Kim ne diyor, kim nasıl bakıyor diye. Benim hissiyatım, bu tip davranışların Türkiye’de kutuplaştırmayı düşürdüğü, kutuplaşma düşünce gerçek sorunların konuşulduğu. Ekonomi konuşmak istiyoruz, hayat pahalılığı konuşmak istiyoruz, kavga etmek istemiyoruz. Kavgayı onun için yapmak istemiyoruz.”
Ben Kılıçdaroğlu'na saygısızlık etmem...
Özel, önceki Genel Başkanı Kemal Kılıçdaroğlu’nun açıklamalarının sorulması üzerine, “Kemal Bey çokça tweet atıyor.

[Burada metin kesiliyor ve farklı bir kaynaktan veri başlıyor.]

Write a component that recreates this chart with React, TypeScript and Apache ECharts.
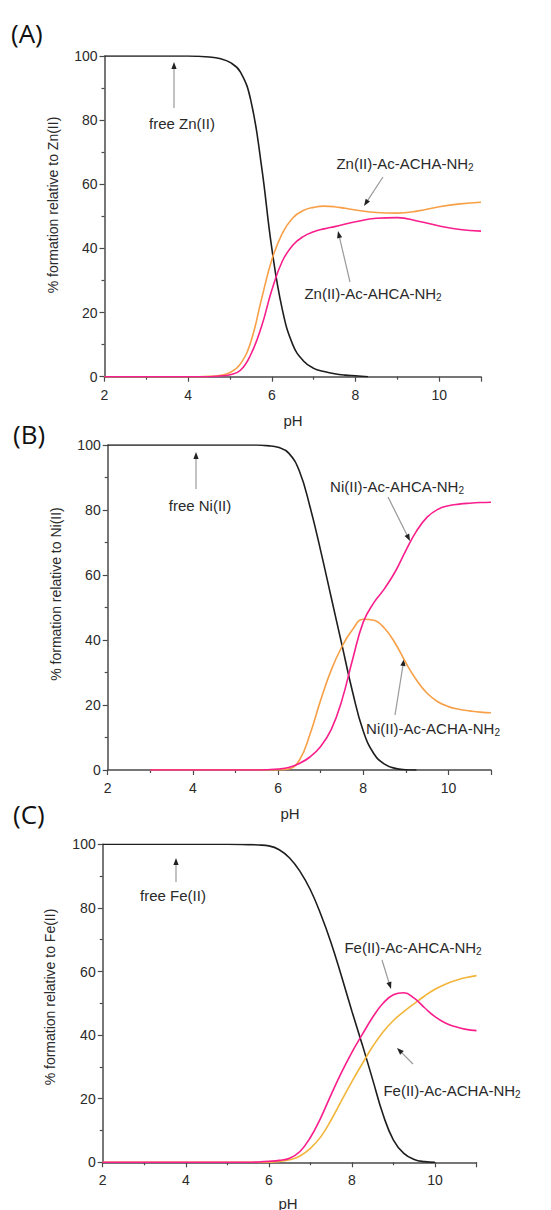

Önceki genel başkanlarımızın her başkanlığı bıraktıktan sonra tercih etmedikleri, İsmet Paşa’nın tercih etmediği, Altan Öymen’in tercih etmediği, Hikmet Çetin’in tercih etmediği, Deniz Baykal’ın tercih etmediği bir yol izliyor.
Onu eleştirmek veya buna bir şey söylemek hakkım değil, haddim de değil. Benim görevim önceki genel başkanlara kusursuz saygı. Ben genel başkanıma, Sayın Kemal Kılıçdaroğlu’na saygıda kusur etmedim, hiçbir zaman da etmeyeceğim. Onun için de böyle tartışmalara, polemiklere girmeyeceğim.